Task details
Print exactly the lines from the first one down to the line containing "var bodipyErr = [0, 1, 0.5, 0.5, 0.5, 0.5, 0.5, 2.8];", both ends included, with no pictures and nothing else.

Supplied data
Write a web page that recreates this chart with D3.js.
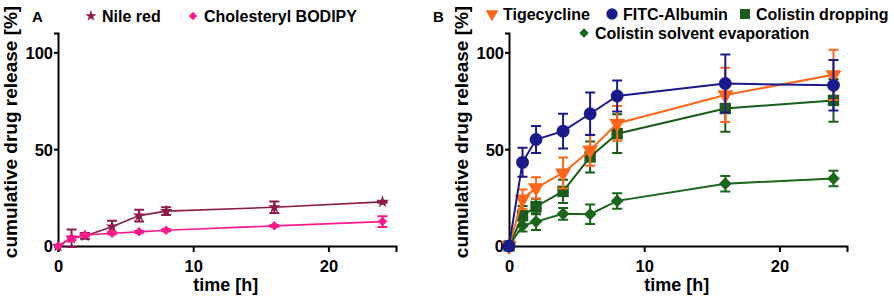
<!DOCTYPE html>
<html>
<head>
<meta charset="utf-8">
<script src="https://cdn.jsdelivr.net/npm/d3@7"></script>
<style>
    body { margin: 0; background: #fff; }
    text { font-family: "Liberation Sans", Arial, sans-serif; font-weight: bold; }
    .axis path, .axis line { stroke: #000; stroke-width: 2px; }
    .axis text { font-size: 16.5px; fill: #000; }
</style>
</head>
<body>
<script>

    var times = [0, 1, 2, 4, 6, 8, 16, 24];
    var xTicks = [0, 10, 20];
    var yTicks = [0, 50, 100];

    // panel A
    var nileRed = [0, 4, 5.2, 10, 15.7, 18, 20, 22.8];
    var nileRedErr = [0, 4.5, 1.5, 3, 3, 2, 3, 0.5];
    var bodipy = [0, 4, 5.7, 6.6, 7.3, 8.1, 10.4, 12.6];
    var bodipyErr = [0, 1, 0.5, 0.5, 0.5, 0.5, 0.5, 2.8];

    // panel B
    var tigecycline = [0, 24.2, 30, 37.7, 49.5, 63.3, 78, 88.4];
    var tigecyclineErr = [0, 5, 5.5, 8, 8, 9, 14, 13];
    var fitcAlbumin = [0, 43.2, 55, 59.3, 68.3, 77.5, 83.9, 83];
    var fitcAlbuminErr = [0, 7.5, 7, 9, 11, 8, 15, 13];
    var colistinDrop = [0, 15.6, 20.4, 28.2, 46, 58, 71, 75.2];
    var colistinDropErr = [0, 5, 4, 6, 8, 10, 12, 11];
    var colistinEvap = [0, 10.5, 12.6, 16.6, 16.4, 23.3, 32.2, 34.8];
    var colistinEvapErr = [0, 3, 4.3, 3, 5, 4, 4, 4];

    var width = 894, height = 298;

    var svg = d3.select("body").append("svg")
        .attr("width", width)
        .attr("height", height);

    function symbolPath(type, size) {
        var map = {
            star: d3.symbolStar,
            diamond: d3.symbolSquare,
            circle: d3.symbolCircle,
            square: d3.symbolSquare,
            triangle: d3.symbolTriangle
        };
        return d3.symbol().type(map[type]).size(size)();
    }

    function symbolRotate(type) {
        if (type == "diamond") return " rotate(45)";
        if (type == "triangle") return " rotate(180)";
        return "";
    }

    function panel(left, series, letter, letterX, lineWidth) {
        var x = d3.scaleLinear().domain([0, 25]).range([left, left + 338]);
        var y = d3.scaleLinear().domain([0, 110]).range([246, 33]);

        var g = svg.append("g");

        g.append("g")
            .attr("class", "axis")
            .attr("transform", "translate(0,246)")
            .call(d3.axisBottom(x).tickValues(xTicks).tickSizeOuter(0).tickSize(6).tickPadding(4))
            .selectAll("text").attr("dy", "0.95em");

        g.append("g")
            .attr("class", "axis")
            .attr("transform", "translate(" + left + ",0)")
            .call(d3.axisLeft(y).tickValues(yTicks).tickSizeOuter(0).tickSize(4).tickPadding(1))
            .selectAll("text").attr("dy", "0.36em");

        g.append("text")
            .attr("x", x(12.4))
            .attr("y", 291)
            .attr("text-anchor", "middle")
            .style("font-size", "18px")
            .text("time [h]");

        g.append("text")
            .attr("transform", "translate(" + (left - 41) + ",132) rotate(-90)")
            .attr("text-anchor", "middle")
            .style("font-size", "19px")
            .text("cumulative drug release [%]");

        g.append("text")
            .attr("x", letterX)
            .attr("y", 22)
            .style("font-size", "15px")
            .text(letter);

        series.forEach(function (s) {
            var sg = g.append("g");
            var line = d3.line()
                .x(function (d, i) { return x(times[i]); })
                .y(function (d) { return y(d); });

            s.values.forEach(function (v, i) {
                var e = s.err[i];
                if (!e) return;
                var cx = x(times[i]);
                sg.append("path")
                    .attr("d", "M" + cx + "," + y(v - e) + "V" + y(v + e)
                        + "M" + (cx - 5) + "," + y(v - e) + "H" + (cx + 5)
                        + "M" + (cx - 5) + "," + y(v + e) + "H" + (cx + 5))
                    .attr("fill", "none")
                    .attr("stroke", s.color)
                    .attr("stroke-width", 2);
            });

            sg.append("path")
                .datum(s.values)
                .attr("d", line)
                .attr("fill", "none")
                .attr("stroke", s.color)
                .attr("stroke-width", lineWidth);

            sg.selectAll("path.mark")
                .data(s.values)
                .enter()
                .append("path")
                .attr("class", "mark")
                .attr("d", symbolPath(s.symbol, s.size))
                .attr("transform", function (d, i) {
                    return "translate(" + x(times[i]) + "," + y(d) + ")" + symbolRotate(s.symbol);
                })
                .attr("fill", s.color);
        });
    }

    function legendItem(cx, cy, s, label) {
        svg.append("path")
            .attr("d", symbolPath(s.symbol, s.legendSize))
            .attr("transform", "translate(" + cx + "," + cy + ")" + symbolRotate(s.symbol))
            .attr("fill", s.color);
        svg.append("text")
            .attr("x", cx + 11)
            .attr("y", cy + 6)
            .style("font-size", "16px")
            .text(label);
    }

    var seriesA = [
        {name: "Nile red", values: nileRed, err: nileRedErr, color: "#8c1a4b", symbol: "star", size: 50, legendSize: 40},
        {name: "Cholesteryl BODIPY", values: bodipy, err: bodipyErr, color: "#ff1a8c", symbol: "diamond", size: 45, legendSize: 35}
    ];

    var seriesB = [
        {name: "Colistin solvent evaporation", values: colistinEvap, err: colistinEvapErr, color: "#1a661a", symbol: "diamond", size: 80, legendSize: 45},
        {name: "Colistin dropping", values: colistinDrop, err: colistinDropErr, color: "#1a5c1a", symbol: "square", size: 130, legendSize: 100},
        {name: "Tigecycline", values: tigecycline, err: tigecyclineErr, color: "#ff661a", symbol: "triangle", size: 110, legendSize: 70},
        {name: "FITC-Albumin", values: fitcAlbumin, err: fitcAlbuminErr, color: "#1a1a8c", symbol: "circle", size: 130, legendSize: 100}
    ];

    panel(58, seriesA, "A", 32, 1.6);
    panel(509, seriesB, "B", 433, 2);

    legendItem(91, 16, seriesA[0], seriesA[0].name);
    legendItem(193, 16, seriesA[1], seriesA[1].name);

    legendItem(492, 14, seriesB[2], seriesB[2].name);
    legendItem(612, 14, seriesB[3], seriesB[3].name);
    legendItem(745, 14, seriesB[1], seriesB[1].name);
    legendItem(584, 33, seriesB[0], seriesB[0].name);

</script>
</body>
</html>
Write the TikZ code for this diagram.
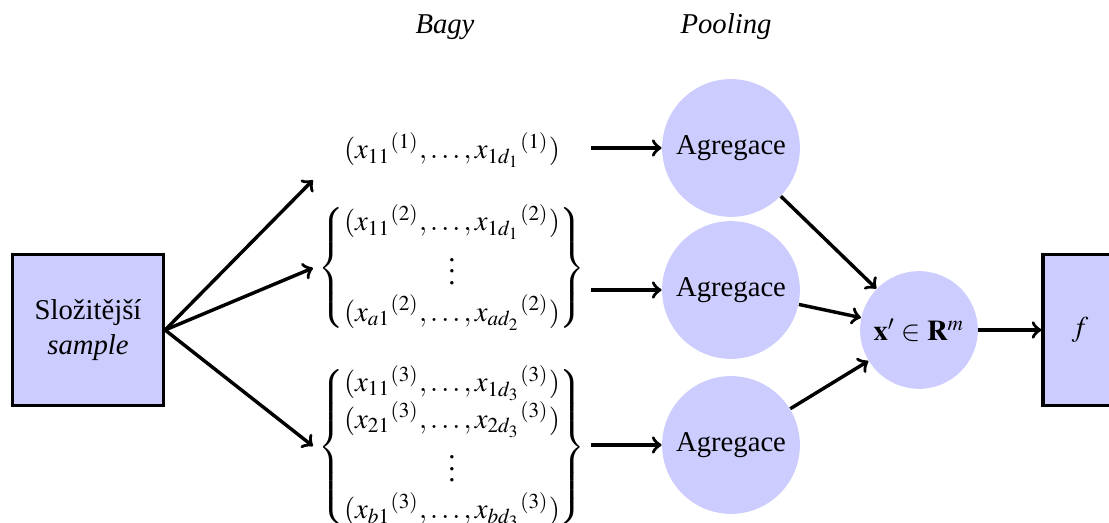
\documentclass[tikz,border=0pt]{standalone}
\usepackage{mathptmx}
\usepackage{fontspec}
\setmainfont{Liberation Serif}
\usepackage{tikz}

\tikzset{
  box/.style={draw=black, line width=1.1pt, fill=blue!20, inner sep=2pt},
  pool/.style={circle, fill=blue!20, inner sep=1pt},
  bag/.style={minimum width=96.5pt, inner sep=0pt},
  arr/.style={->, line width=1.2pt}
}

\begin{document}
\begin{tikzpicture}[x=0.3484pt, y=-0.3484pt]
\useasboundingbox (0,0) rectangle (1109,523);

\node at (445,27) {\textit{Bagy}};
\node at (726,27) {\textit{Pooling}};

\node[box, minimum size=52.6pt, align=center] (sample) at (88,330) {Složitější\\\textit{sample}};

\node[bag] (bag1) at (452,150) {$({x_{11}}^{(1)}, \ldots, {x_{1d_1}}^{(1)})$};
\node[bag] (bag2) at (452,268) {$\left\{\begin{array}{@{}c@{}}
  ({x_{11}}^{(2)}, \ldots, {x_{1d_1}}^{(2)})\\
  \vdots\\
  ({x_{a1}}^{(2)}, \ldots, {x_{ad_2}}^{(2)})
  \end{array}\right\}$};
\node[bag] (bag3) at (452,447) {$\left\{\begin{array}{@{}c@{}}
  ({x_{11}}^{(3)}, \ldots, {x_{1d_3}}^{(3)})\\
  ({x_{21}}^{(3)}, \ldots, {x_{2d_3}}^{(3)})\\
  \vdots\\
  ({x_{b1}}^{(3)}, \ldots, {x_{bd_3}}^{(3)})
  \end{array}\right\}$};

\node[pool, minimum size=48pt] (agg1) at (731,148) {Agregace};
\node[pool, minimum size=48pt] (agg2) at (731,290) {Agregace};
\node[pool, minimum size=48pt] (agg3) at (731,445) {Agregace};

\node[pool, minimum size=41pt] (xvec) at (919,330) {$\mathbf{x}' \in \mathbf{R}^m$};

\node[box, minimum height=52.6pt, minimum width=25.8pt] (f) at (1080,330) {$f$};

% sample -> bagy
\draw[arr] (sample.east) -- ([yshift=-10.5pt]bag1.west);
\draw[arr] (sample.east) -- (bag2.west);
\draw[arr] (sample.east) -- ([yshift=0.3pt]bag3.west);

% bagy -> agregace
\draw[arr] (bag1.east |- agg1.west) -- (agg1.west);
\draw[arr] (bag2.east |- agg2.west) -- (agg2.west);
\draw[arr] (bag3.east |- agg3.west) -- (agg3.west);

% agregace -> x'
\draw[arr] (agg1) -- (xvec);
\draw[arr] (agg2) -- (xvec);
\draw[arr] (agg3) -- (xvec);
\draw[arr] (xvec) -- (f);
\end{tikzpicture}
\end{document}
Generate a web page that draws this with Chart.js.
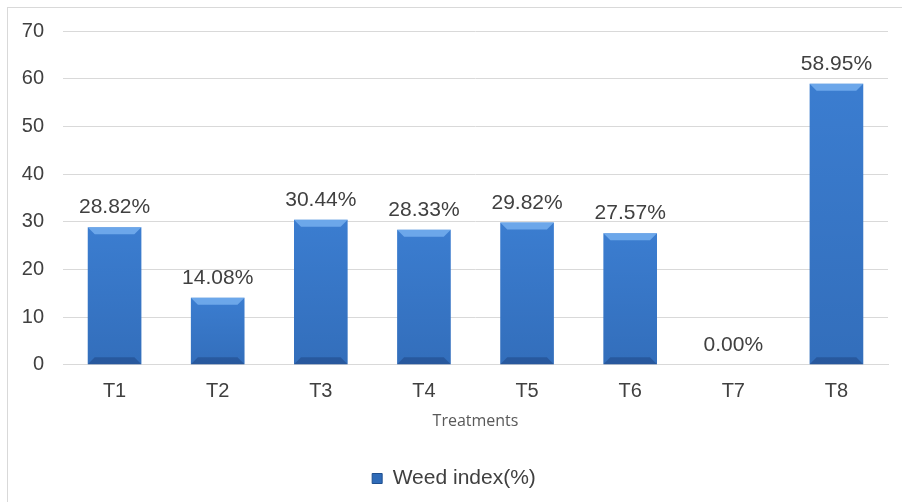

The completed task
Write a web page that recreates this chart with D3.js.
<!DOCTYPE html>
<html>
<head>
<meta charset="utf-8">
<script src="https://cdn.jsdelivr.net/npm/d3@7"></script>
<style>
    body { margin: 0; background: #fff; }
    text { font-family: "Liberation Sans", Arial, sans-serif; font-weight: bold; }
    .axis path, .axis line { stroke: #000; stroke-width: 2px; }
    .axis text { font-size: 16.5px; fill: #000; }
</style>
</head>
<body>
<script>

    var times = [0, 1, 2, 4, 6, 8, 16, 24];
    var xTicks = [0, 10, 20];
    var yTicks = [0, 50, 100];

    // panel A
    var nileRed = [0, 4, 5.2, 10, 15.7, 18, 20, 22.8];
    var nileRedErr = [0, 4.5, 1.5, 3, 3, 2, 3, 0.5];
    var bodipy = [0, 4, 5.7, 6.6, 7.3, 8.1, 10.4, 12.6];
    var bodipyErr = [0, 1, 0.5, 0.5, 0.5, 0.5, 0.5, 2.8];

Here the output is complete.